Puisqu'il nous est cher


Avoir vingt ans et voir Stephan Eicher enflammer le Bataclan en 1990. Souvenir indélébile. L'Helvète venait de sortir en quatre ans SILENCE (1987), MY PLACE (1989) et ENGELBERG (1991), interprétés en anglais, en suisse-allemand et en français - une trilogie de première classe. Alors qu'à partir du mois d'août 1990, le monde tremblait devant les probables conséquences de l'invasion du Koweit par les troupes de Saddam Hussein, Stephan Eicher, originaire des Alpes bernoises, balançait avec hauteur et bon sens: "Est-ce que tout va si mal, est-ce que rien ne va bien? / L'homme est un animal me dit-elle" (Déjeuner en paix)... Aux paroles Philippe Djian. L'énergie du chanteur était foudroyante à la guitare, sa complicité avec le public fusionnelle, qui reprenait en liesse Two people in a room, Combien de temps, Sois patiente avec moi, Pas d'ami comme toi... Des chansons derrière lesquelles Da Silva pourrait courir des années encore. Quelques mois plus tard, en évitant Drucker et Jean-Pierre Foucault, l'élégance suisse, Stephan Eicher était devenu une star remplissant les Zénith et vendant ses disques au million. Pour donner une idée, en novembre 93, la sortie de CARCASSONNE était au moins aussi attendue que VENGEANCE de Biolay. Le phénomène Eicher s'est depuis dissipé... Mais L'ENVOLÉE, douzième volume de sa discographie, vient de paraître, et c'est probablement avec une fidélité teintée de nostalgie que 7.105 fans l'ont aussitôt acheté (un joli score aujourd'hui), plaçant le disque en sixième position du Top.

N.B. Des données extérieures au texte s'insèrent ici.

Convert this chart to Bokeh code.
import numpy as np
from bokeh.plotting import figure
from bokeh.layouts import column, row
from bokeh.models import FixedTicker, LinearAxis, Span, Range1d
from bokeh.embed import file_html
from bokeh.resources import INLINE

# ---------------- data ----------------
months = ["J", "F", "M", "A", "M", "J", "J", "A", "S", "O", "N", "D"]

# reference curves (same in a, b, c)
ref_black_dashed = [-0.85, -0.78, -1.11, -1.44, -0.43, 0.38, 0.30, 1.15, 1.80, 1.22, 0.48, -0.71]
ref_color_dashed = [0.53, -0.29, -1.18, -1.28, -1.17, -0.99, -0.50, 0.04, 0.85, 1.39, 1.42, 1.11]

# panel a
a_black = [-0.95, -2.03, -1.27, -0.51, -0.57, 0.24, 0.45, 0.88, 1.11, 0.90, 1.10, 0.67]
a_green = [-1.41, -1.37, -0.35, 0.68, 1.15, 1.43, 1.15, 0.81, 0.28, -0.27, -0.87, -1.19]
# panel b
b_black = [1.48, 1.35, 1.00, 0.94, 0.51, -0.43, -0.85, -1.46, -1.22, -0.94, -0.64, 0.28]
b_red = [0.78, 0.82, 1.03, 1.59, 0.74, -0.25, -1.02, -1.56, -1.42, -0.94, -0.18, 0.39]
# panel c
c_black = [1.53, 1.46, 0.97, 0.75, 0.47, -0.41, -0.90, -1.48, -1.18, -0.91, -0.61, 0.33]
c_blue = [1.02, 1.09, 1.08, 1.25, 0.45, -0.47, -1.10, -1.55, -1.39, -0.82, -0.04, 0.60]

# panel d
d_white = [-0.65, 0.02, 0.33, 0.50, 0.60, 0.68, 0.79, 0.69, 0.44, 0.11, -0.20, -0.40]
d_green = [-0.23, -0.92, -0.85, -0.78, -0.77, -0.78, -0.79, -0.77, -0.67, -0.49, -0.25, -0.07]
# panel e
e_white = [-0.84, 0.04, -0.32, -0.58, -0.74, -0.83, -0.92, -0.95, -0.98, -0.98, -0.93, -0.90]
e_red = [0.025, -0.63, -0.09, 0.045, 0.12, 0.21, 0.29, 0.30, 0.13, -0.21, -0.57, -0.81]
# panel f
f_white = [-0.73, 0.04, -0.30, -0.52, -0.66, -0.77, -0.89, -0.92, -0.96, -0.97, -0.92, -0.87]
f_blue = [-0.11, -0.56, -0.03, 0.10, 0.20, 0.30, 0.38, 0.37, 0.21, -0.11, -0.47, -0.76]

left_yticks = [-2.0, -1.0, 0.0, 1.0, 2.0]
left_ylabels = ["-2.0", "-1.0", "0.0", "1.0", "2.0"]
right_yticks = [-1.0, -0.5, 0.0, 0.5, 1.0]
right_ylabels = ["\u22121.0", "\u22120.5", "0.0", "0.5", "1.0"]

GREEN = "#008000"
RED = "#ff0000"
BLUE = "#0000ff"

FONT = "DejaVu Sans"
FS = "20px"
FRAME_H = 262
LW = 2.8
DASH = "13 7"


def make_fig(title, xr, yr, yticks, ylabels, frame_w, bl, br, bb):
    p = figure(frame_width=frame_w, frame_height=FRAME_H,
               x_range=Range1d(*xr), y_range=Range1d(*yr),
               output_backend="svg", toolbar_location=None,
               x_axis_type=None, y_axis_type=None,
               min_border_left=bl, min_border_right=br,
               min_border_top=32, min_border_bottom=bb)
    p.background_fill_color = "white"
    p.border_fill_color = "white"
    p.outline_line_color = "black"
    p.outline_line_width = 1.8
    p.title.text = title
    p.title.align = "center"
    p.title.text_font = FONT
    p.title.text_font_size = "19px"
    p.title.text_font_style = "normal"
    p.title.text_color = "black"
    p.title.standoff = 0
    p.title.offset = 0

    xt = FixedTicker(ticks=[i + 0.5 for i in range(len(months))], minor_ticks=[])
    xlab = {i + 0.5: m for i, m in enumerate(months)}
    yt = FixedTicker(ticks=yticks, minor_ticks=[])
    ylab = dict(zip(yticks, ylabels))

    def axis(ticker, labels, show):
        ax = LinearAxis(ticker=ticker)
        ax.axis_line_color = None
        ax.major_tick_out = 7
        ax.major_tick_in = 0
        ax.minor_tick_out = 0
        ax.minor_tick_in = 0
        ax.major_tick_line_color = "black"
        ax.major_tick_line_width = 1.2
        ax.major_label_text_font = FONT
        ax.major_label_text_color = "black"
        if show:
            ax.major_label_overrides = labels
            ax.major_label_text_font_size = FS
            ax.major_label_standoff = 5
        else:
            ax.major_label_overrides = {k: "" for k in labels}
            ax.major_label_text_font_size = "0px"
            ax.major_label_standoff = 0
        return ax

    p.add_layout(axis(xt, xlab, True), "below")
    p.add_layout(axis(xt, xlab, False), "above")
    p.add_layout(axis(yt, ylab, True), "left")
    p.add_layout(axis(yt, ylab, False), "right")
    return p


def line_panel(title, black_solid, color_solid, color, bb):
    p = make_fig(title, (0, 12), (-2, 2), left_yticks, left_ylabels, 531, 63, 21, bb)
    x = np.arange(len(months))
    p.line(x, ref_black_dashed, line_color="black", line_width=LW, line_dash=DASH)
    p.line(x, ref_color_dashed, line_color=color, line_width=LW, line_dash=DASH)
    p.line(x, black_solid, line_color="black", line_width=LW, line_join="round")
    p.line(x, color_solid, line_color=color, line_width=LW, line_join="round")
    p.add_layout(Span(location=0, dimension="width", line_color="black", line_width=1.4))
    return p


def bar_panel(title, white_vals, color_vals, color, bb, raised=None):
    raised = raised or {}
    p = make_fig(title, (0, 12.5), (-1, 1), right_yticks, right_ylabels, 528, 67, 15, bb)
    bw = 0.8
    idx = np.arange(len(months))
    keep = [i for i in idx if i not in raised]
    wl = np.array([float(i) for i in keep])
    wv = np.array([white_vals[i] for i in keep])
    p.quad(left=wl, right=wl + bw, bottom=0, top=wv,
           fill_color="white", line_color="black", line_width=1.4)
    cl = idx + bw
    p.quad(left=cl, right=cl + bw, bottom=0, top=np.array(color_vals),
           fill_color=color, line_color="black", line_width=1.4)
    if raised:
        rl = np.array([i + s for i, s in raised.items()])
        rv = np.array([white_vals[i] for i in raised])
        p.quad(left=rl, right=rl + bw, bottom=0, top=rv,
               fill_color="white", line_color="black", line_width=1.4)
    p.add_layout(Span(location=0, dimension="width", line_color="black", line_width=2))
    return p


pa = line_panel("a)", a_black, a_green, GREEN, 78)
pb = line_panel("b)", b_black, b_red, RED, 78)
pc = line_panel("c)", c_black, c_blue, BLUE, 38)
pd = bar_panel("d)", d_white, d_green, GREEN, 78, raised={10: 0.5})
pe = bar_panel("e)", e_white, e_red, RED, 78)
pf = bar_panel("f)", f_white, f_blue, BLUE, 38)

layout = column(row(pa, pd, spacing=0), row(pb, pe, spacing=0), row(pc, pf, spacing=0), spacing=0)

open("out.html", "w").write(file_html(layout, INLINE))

Un album sans sommet(s) - hélas dépourvu de titres anglais - plombé d'entrée par son single, Le sourire, dont le formatage trahit une probable consigne édictée par le label du chanteur. Après trente secondes, le morceau se noie dans une mayonnaise écœurante, un mid tempo binaire claudiquant sur caisse claire. En consultant les crédits du CD, tout s'éclaire: derrière l'arrangement de l'inusable et sempiternelle Édith Fambuena, officient des instrumentistes qui semblent être devenus incontournables, Marcello Giulani à la basse, François Poggio à la guitare... Excellents musiciens, dont le jeu a fini par lisser la variété. Même son, même doigté, même couleur musicale donnent à force un air d'ascenseur. Ou comment faire d'un artiste à l'inspiration jadis échevelée un chanteur bien coiffé? Il faudrait rappeler aux gens de chez Barclay que Stephan Eicher n'est pas Renan Luce.